* begin DATA EXTRACT *

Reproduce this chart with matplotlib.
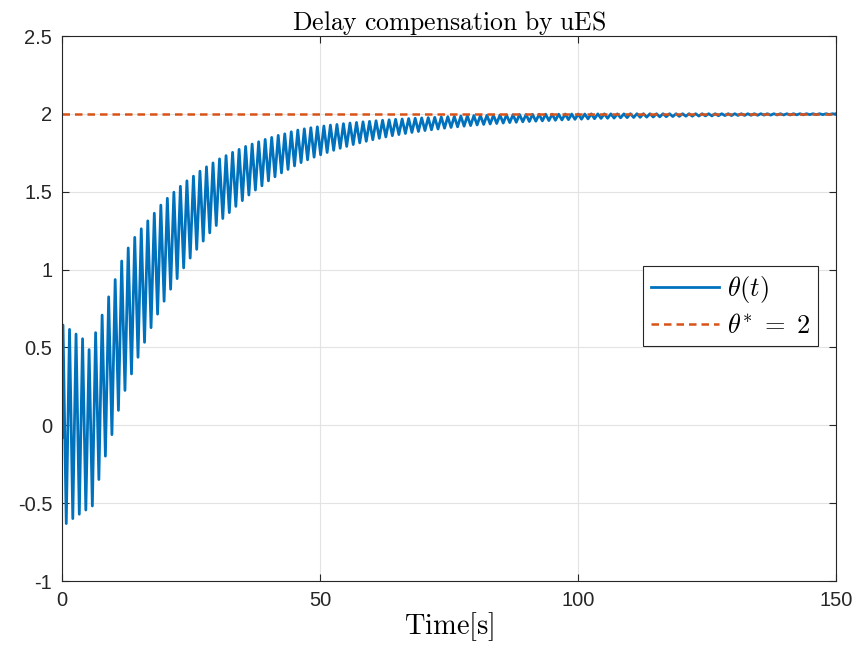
import numpy as np
import matplotlib
matplotlib.use("Agg")
import matplotlib.pyplot as plt
from matplotlib.ticker import FormatStrFormatter

# values
t_start = 0.0
theta_start = -0.08
t_end = 150.0
theta_end = 2.0
first_peak = 0.19      # time of first crest [s]
period = 1.264         # oscillation period [s]
theta_star = 2.0

# crest values of theta(t), one per cycle
peaks = [0.644, 0.616, 0.586, 0.556, 0.486, 0.595, 0.708, 0.825, 0.936, 1.055,
         1.139, 1.207, 1.262, 1.313, 1.362, 1.414, 1.458, 1.497, 1.535, 1.570,
         1.600, 1.632, 1.660, 1.685, 1.711, 1.732, 1.753, 1.772, 1.791, 1.806,
         1.821, 1.836, 1.849, 1.862, 1.872, 1.885, 1.896, 1.904,
         1.911, 1.917, 1.922, 1.928, 1.932, 1.937,
         1.941, 1.945, 1.949, 1.952, 1.956, 1.959,
         1.962, 1.965, 1.967, 1.970, 1.972, 1.974,
         1.976, 1.978, 1.980, 1.982, 1.984, 1.986, 1.988, 1.989,
         1.990, 1.991, 1.992, 1.993, 1.994, 1.995, 1.996, 1.996,
         1.997, 1.997, 1.998, 1.998, 1.998, 1.999, 1.999, 1.999,
         1.999, 2.000, 2.000, 2.000, 2.000, 2.000, 2.000, 2.001, 2.001, 2.001,
         2.001, 2.001, 2.001, 2.001, 2.001, 2.001, 2.001, 2.001, 2.001, 2.001,
         2.001, 2.001, 2.001, 2.001, 2.001, 2.001, 2.001, 2.001, 2.001, 2.001,
         2.001, 2.001, 2.001, 2.001, 2.001, 2.001, 2.001, 2.001, 2.001]

# trough values of theta(t), one per cycle (follow each crest)
troughs = [-0.631, -0.599, -0.571, -0.544, -0.518, -0.348, -0.198, -0.060, 0.096, 0.224,
           0.330, 0.437, 0.533, 0.627, 0.714, 0.797, 0.874, 0.942, 1.011, 1.074,
           1.130, 1.183, 1.236, 1.283, 1.328, 1.366, 1.406, 1.443, 1.479, 1.511,
           1.538, 1.570, 1.596, 1.621, 1.643, 1.666, 1.687,
           1.705, 1.722, 1.737, 1.752, 1.766, 1.779, 1.791,
           1.803, 1.814, 1.824, 1.834, 1.843, 1.852,
           1.860, 1.867, 1.874, 1.881, 1.887, 1.893,
           1.898, 1.903, 1.908, 1.913, 1.917, 1.921, 1.925, 1.929,
           1.932, 1.935, 1.938, 1.941, 1.944, 1.946, 1.949, 1.951,
           1.953, 1.955, 1.957, 1.959, 1.961, 1.963, 1.965, 1.966,
           1.968, 1.969, 1.971, 1.972, 1.973, 1.975, 1.976, 1.977, 1.978, 1.979,
           1.980, 1.981, 1.982, 1.983, 1.984, 1.985, 1.985, 1.986, 1.987, 1.987,
           1.988, 1.989, 1.989, 1.990, 1.990, 1.991, 1.991, 1.992, 1.992, 1.993,
           1.993, 1.993, 1.994, 1.994, 1.995, 1.995, 1.995, 1.996, 1.996]

x_ticks = [0, 50, 100, 150]
y_ticks = [-1, -0.5, 0, 0.5, 1, 1.5, 2, 2.5]

# build crest/trough sequence
n = min(len(peaks), len(troughs))
t_peak = first_peak + period * np.arange(n)
t_trough = t_peak + period / 2
t = np.empty(2 * n)
y = np.empty(2 * n)
t[0::2], t[1::2] = t_peak, t_trough
y[0::2], y[1::2] = peaks[:n], troughs[:n]
keep = t < t_end
t = np.concatenate([[t_start], t[keep], [t_end]])
y = np.concatenate([[theta_start], y[keep], [theta_end]])

plt.rcParams['font.family'] = ['Liberation Sans', 'DejaVu Sans']
plt.rcParams['mathtext.fontset'] = 'cm'
plt.rcParams['axes.unicode_minus'] = False

fig = plt.figure(figsize=(8.59, 6.61), dpi=100)
ax = fig.add_axes([0.0722, 0.121, 0.901, 0.8245])

ax.plot(t, y, color="#0072BD", lw=2.0, label=r"$\theta(t)$")
ax.plot([t_start, t_end], [theta_star, theta_star], color="#D95319", lw=1.8,
        linestyle=(0, (3.0, 2.0)), label=r"$\theta^{*}\;=\;2$")

ax.set_xlim(0, 150)
ax.set_ylim(-1, 2.5)
ax.set_xticks(x_ticks)
ax.set_yticks(y_ticks)
ax.yaxis.set_major_formatter(FormatStrFormatter('%g'))
ax.grid(True, color="#e3e3e3", lw=0.8)
ax.set_axisbelow(True)
ax.tick_params(direction="in", length=5, width=0.8, top=True, right=True,
               labelsize=14.5, colors="#262626", pad=7)
for s in ax.spines.values():
    s.set_color("#262626")
    s.set_linewidth(0.8)

ax.set_title(r"$\mathrm{Delay\ compensation\ by\ uES}$", fontsize=18.5, pad=4)
ax.set_xlabel(r"$\mathrm{Time[s]}$", fontsize=20.5, labelpad=0)

leg = ax.legend(loc="upper right", bbox_to_anchor=(0.977, 0.578), fontsize=19,
                fancybox=False, framealpha=1, edgecolor="#262626",
                borderpad=0.3, handlelength=2.6, handletextpad=0.3,
                labelspacing=0.35, borderaxespad=0)
leg.get_frame().set_linewidth(0.8)

fig.savefig("out.png", dpi=100)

* end DATA EXTRACT *

[YOUR INSTRUCTIONS] Copy each line exactly, and leave the pictures out of your copy.

[ANSWER TO THIS TASK]
Reproduce this chart with matplotlib.
import numpy as np
import matplotlib
matplotlib.use("Agg")
import matplotlib.pyplot as plt
from matplotlib.ticker import FormatStrFormatter

# values
t_start = 0.0
theta_start = -0.08
t_end = 150.0
theta_end = 2.0
first_peak = 0.19      # time of first crest [s]
period = 1.264         # oscillation period [s]
theta_star = 2.0

# crest values of theta(t), one per cycle
peaks = [0.644, 0.616, 0.586, 0.556, 0.486, 0.595, 0.708, 0.825, 0.936, 1.055,
         1.139, 1.207, 1.262, 1.313, 1.362, 1.414, 1.458, 1.497, 1.535, 1.570,
         1.600, 1.632, 1.660, 1.685, 1.711, 1.732, 1.753, 1.772, 1.791, 1.806,
         1.821, 1.836, 1.849, 1.862, 1.872, 1.885, 1.896, 1.904,
         1.911, 1.917, 1.922, 1.928, 1.932, 1.937,
         1.941, 1.945, 1.949, 1.952, 1.956, 1.959,
         1.962, 1.965, 1.967, 1.970, 1.972, 1.974,
         1.976, 1.978, 1.980, 1.982, 1.984, 1.986, 1.988, 1.989,
         1.990, 1.991, 1.992, 1.993, 1.994, 1.995, 1.996, 1.996,
         1.997, 1.997, 1.998, 1.998, 1.998, 1.999, 1.999, 1.999,
         1.999, 2.000, 2.000, 2.000, 2.000, 2.000, 2.000, 2.001, 2.001, 2.001,
         2.001, 2.001, 2.001, 2.001, 2.001, 2.001, 2.001, 2.001, 2.001, 2.001,
         2.001, 2.001, 2.001, 2.001, 2.001, 2.001, 2.001, 2.001, 2.001, 2.001,
         2.001, 2.001, 2.001, 2.001, 2.001, 2.001, 2.001, 2.001, 2.001]

# trough values of theta(t), one per cycle (follow each crest)
troughs = [-0.631, -0.599, -0.571, -0.544, -0.518, -0.348, -0.198, -0.060, 0.096, 0.224,
           0.330, 0.437, 0.533, 0.627, 0.714, 0.797, 0.874, 0.942, 1.011, 1.074,
           1.130, 1.183, 1.236, 1.283, 1.328, 1.366, 1.406, 1.443, 1.479, 1.511,
           1.538, 1.570, 1.596, 1.621, 1.643, 1.666, 1.687,
           1.705, 1.722, 1.737, 1.752, 1.766, 1.779, 1.791,
           1.803, 1.814, 1.824, 1.834, 1.843, 1.852,
           1.860, 1.867, 1.874, 1.881, 1.887, 1.893,
           1.898, 1.903, 1.908, 1.913, 1.917, 1.921, 1.925, 1.929,
           1.932, 1.935, 1.938, 1.941, 1.944, 1.946, 1.949, 1.951,
           1.953, 1.955, 1.957, 1.959, 1.961, 1.963, 1.965, 1.966,
           1.968, 1.969, 1.971, 1.972, 1.973, 1.975, 1.976, 1.977, 1.978, 1.979,
           1.980, 1.981, 1.982, 1.983, 1.984, 1.985, 1.985, 1.986, 1.987, 1.987,
           1.988, 1.989, 1.989, 1.990, 1.990, 1.991, 1.991, 1.992, 1.992, 1.993,
           1.993, 1.993, 1.994, 1.994, 1.995, 1.995, 1.995, 1.996, 1.996]

x_ticks = [0, 50, 100, 150]
y_ticks = [-1, -0.5, 0, 0.5, 1, 1.5, 2, 2.5]

# build crest/trough sequence
n = min(len(peaks), len(troughs))
t_peak = first_peak + period * np.arange(n)
t_trough = t_peak + period / 2
t = np.empty(2 * n)
y = np.empty(2 * n)
t[0::2], t[1::2] = t_peak, t_trough
y[0::2], y[1::2] = peaks[:n], troughs[:n]
keep = t < t_end
t = np.concatenate([[t_start], t[keep], [t_end]])
y = np.concatenate([[theta_start], y[keep], [theta_end]])

plt.rcParams['font.family'] = ['Liberation Sans', 'DejaVu Sans']
plt.rcParams['mathtext.fontset'] = 'cm'
plt.rcParams['axes.unicode_minus'] = False

fig = plt.figure(figsize=(8.59, 6.61), dpi=100)
ax = fig.add_axes([0.0722, 0.121, 0.901, 0.8245])

ax.plot(t, y, color="#0072BD", lw=2.0, label=r"$\theta(t)$")
ax.plot([t_start, t_end], [theta_star, theta_star], color="#D95319", lw=1.8,
        linestyle=(0, (3.0, 2.0)), label=r"$\theta^{*}\;=\;2$")

ax.set_xlim(0, 150)
ax.set_ylim(-1, 2.5)
ax.set_xticks(x_ticks)
ax.set_yticks(y_ticks)
ax.yaxis.set_major_formatter(FormatStrFormatter('%g'))
ax.grid(True, color="#e3e3e3", lw=0.8)
ax.set_axisbelow(True)
ax.tick_params(direction="in", length=5, width=0.8, top=True, right=True,
               labelsize=14.5, colors="#262626", pad=7)
for s in ax.spines.values():
    s.set_color("#262626")
    s.set_linewidth(0.8)

ax.set_title(r"$\mathrm{Delay\ compensation\ by\ uES}$", fontsize=18.5, pad=4)
ax.set_xlabel(r"$\mathrm{Time[s]}$", fontsize=20.5, labelpad=0)

leg = ax.legend(loc="upper right", bbox_to_anchor=(0.977, 0.578), fontsize=19,
                fancybox=False, framealpha=1, edgecolor="#262626",
                borderpad=0.3, handlelength=2.6, handletextpad=0.3,
                labelspacing=0.35, borderaxespad=0)
leg.get_frame().set_linewidth(0.8)

fig.savefig("out.png", dpi=100)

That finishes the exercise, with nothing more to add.